My time in Waipawa with Skye and Finn has drawn to a close; I find it hard to believe that three weeks have passed so quickly. I started the morning by feeding Tiger one last time, and then Skye put me to work clearing the concrete path along the side and back of the house of the weeds growing in the cracks.Even using a knife to dig in amongst the concrete slabs, it’s still nearly impossible to get the root systems of clover or dandelions out completely, which makes for very frustrating work. I also had to trim back some sort of aloe vera-like hedge plant that was overhanging the pathway, and it leached a goopy substance onto my shirtsleeves, promptly staining them and forcing me to do laundry again before I left.
Packing up all my belongings took longer than I expected it to (and not just because my parents called to chat halfway through the process): how did I manage to accumulate even more stuff? Jogging my memory, I recalled Skye gave me a shirt and a coat, I bought eight shirts from Op Shops in Waipawa and Hastings, I bought a tent and walking pole in Hastings, and I have a book and two DVDS Skye asked me to take back to the Napier Public Library for her. Add in the fact that it is summer and I can’t wear my coat, pants, sweatshirt, and hiking boots like I did when I arrived here, it all adds up to claiming precious space in the backpack.
Nevertheless, I got everything crammed into my hiking and school backpacks, and put the tent, walking pole, and sleeping bag in another gear bag. I said goodbye to Finn (he gave me a hug and wished me well on the Heaphy Track), and then Skye drove me down to the bus stop on High Street beside the museum. She gave me a big hug as well and then was off, as Finn had a doctor’s appointment this afternoon. I am sorry to leave the two of them; their place really was a home so very far away from home for me.
In true New Zealand fashion (and just as Skye had predicted) the bus to Napier was over half an hour late, leaving me waiting in the swelteringly hot bus shelter, watching as the shade rapidly disappeared as the sun travelled across the sky. Seeing everyone walk by dressed in shorts, tank tops, skirts, and jandals (or barefoot), my mind simply can’t accept that it really is the 23rd of December!
As the bus pulled out of Waipawa, I put on my iPod and listened to “Take it Back” by Barenaked Ladies; a fitting ending to my time in Central Hawke’s Bay, as it was the song playing on my iPod when I arrived there on December 2nd. I shared the song’s lyrics with Skye (she was always asking me about what bands and songs I was listening to on my iPod while I gardened), and she liked the words to the bridge the best:
Long lines and warning signs
Think of all the lives
Saved by plastic knives
It’s naïve but make-believe
We will never lose
If we remove our shoes
I arrived in Napier at 4:18pm, with Frank waiting for me at the bus stop on Dalton Street; he gave me a big smile and hug when he saw me.
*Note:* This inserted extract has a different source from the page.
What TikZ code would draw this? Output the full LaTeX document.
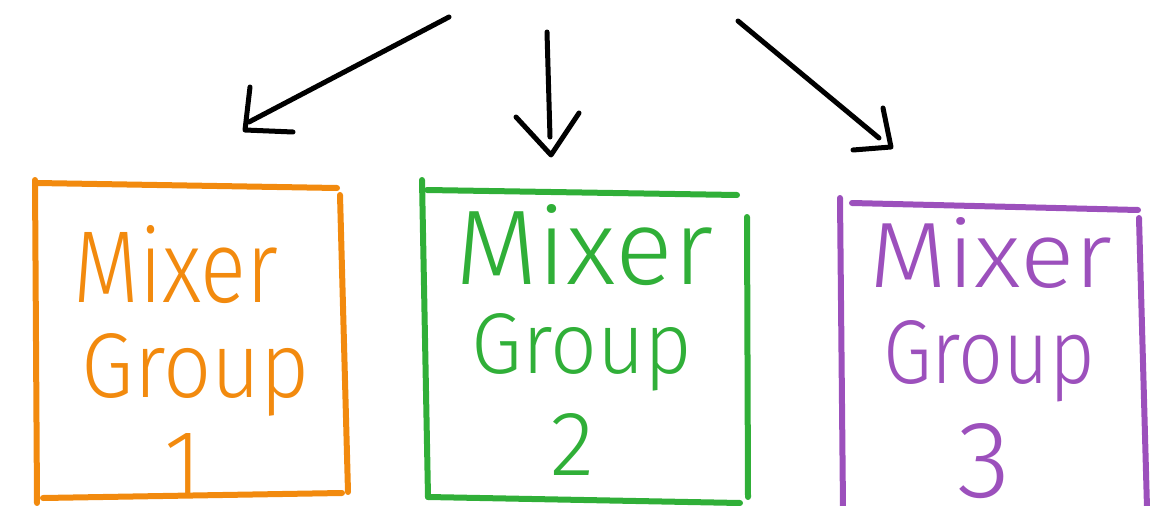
\documentclass[tikz,border=0pt]{standalone}
\usepackage{fontspec}
\newfontfamily\hand{Fira Sans Light}
\usepackage{graphicx}
\definecolor{orng}{HTML}{F28A0E}
\definecolor{grn}{HTML}{30AF38}
\definecolor{prpl}{HTML}{9C50BC}
\begin{document}
\begin{tikzpicture}[x=1pt,y=-1pt, line cap=round, line join=round,
  edge/.style={line width=6pt},
  arr/.style={line width=5pt, black},
  word/.style={font=\hand\fontsize{100}{100}\selectfont, anchor=base, inner sep=0pt},
]
\useasboundingbox (0,0) rectangle (1165,506);

% ---- orange box
\draw[edge, orng] (35,180) -- (37,503);
\draw[edge, orng] (37,183) -- (337,188);
\draw[edge, orng] (340,195) -- (348,492);
\draw[edge, orng] (43,498) -- (342,493);
\node[word, text=orng] (m1) at (176,302) {\resizebox{205pt}{77pt}{Mixer}};
\node[word, text=orng] (g1) at (196,397) {\resizebox{228pt}{64pt}{Group}};
\node[word, text=orng] (n1) at (183,493) {\resizebox{!}{60pt}{1}};

% ---- green box
\draw[edge, grn] (422,180) -- (428,497);
\draw[edge, grn] (427,190) -- (737,195);
\draw[edge, grn] (747,217) -- (748,497);
\draw[edge, grn] (428,497) -- (740,503);
\node[word, text=grn] (m2) at (584,284) {\resizebox{258pt}{80pt}{Mixer}};
\node[word, text=grn] (g2) at (582,373) {\resizebox{221pt}{60pt}{Group}};
\node[word, text=grn] (n2) at (572,475) {\resizebox{!}{62pt}{2}};

% ---- purple box
\draw[edge, prpl] (840,198) -- (843,508);
\draw[edge, prpl] (852,203) -- (1138,210);
\draw[edge, prpl] (1139,218) -- (1147,508);
\node[word, text=prpl] (m3) at (991,287) {\resizebox{243pt}{70pt}{Mixer}};
\node[word, text=prpl] (g3) at (989,383) {\resizebox{212pt}{63pt}{Group}};
\node[word, text=prpl] (n3) at (984,497) {\resizebox{!}{74pt}{3}};

% ---- arrows
\coordinate (s1) at (449,17);
\coordinate (e1) at (249,122);
\coordinate (t1) at (245,130);
\coordinate (h1a) at (250,87);
\coordinate (h1b) at (293,132);
\draw[arr] (s1) -- (e1);
\draw[arr] (h1a) -- (t1) -- (h1b);

\coordinate (s2) at (547,32);
\coordinate (e2) at (550,137);
\coordinate (t2) at (551,155);
\coordinate (h2a) at (516,117);
\coordinate (h2b) at (579,113);
\draw[arr] (s2) -- (e2);
\draw[arr] (h2a) -- (t2) -- (h2b);

\coordinate (s3) at (738,21);
\coordinate (e3) at (879,138);
\coordinate (t3) at (891,147);
\coordinate (h3a) at (883,108);
\coordinate (h3b) at (853,150);
\draw[arr] (s3) -- (e3);
\draw[arr] (h3a) -- (t3) -- (h3b);
\end{tikzpicture}
\end{document}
When we got back to the house I had hardly been here two minutes when Fay started to brew up up a pot of tea and set out a tray of cookies. As someone who has seen very little in the way of processed sugar on the table for the last three weeks, the cookies were a wonderful treat, and the dinner of hamburgers (with corn on the cob, mom! Just thought I’d throw that out there) was delicious as well.
Now I’m settled back in my Uncle Stefan’s old room once more, and Fay has instructed me not to get up early, as I deserve to have a sleep-in on my Christmas holiday. In the morning Frank and I are going in to town to the butcher’s and the baker’s and the library, and somehow in there I am going to figure out how to purchase a few things to make a gift basket for Fay and Frank for Christmas (Stefan and I have been scheming). I’m yawning like crazy, so I’m off to bed. Night!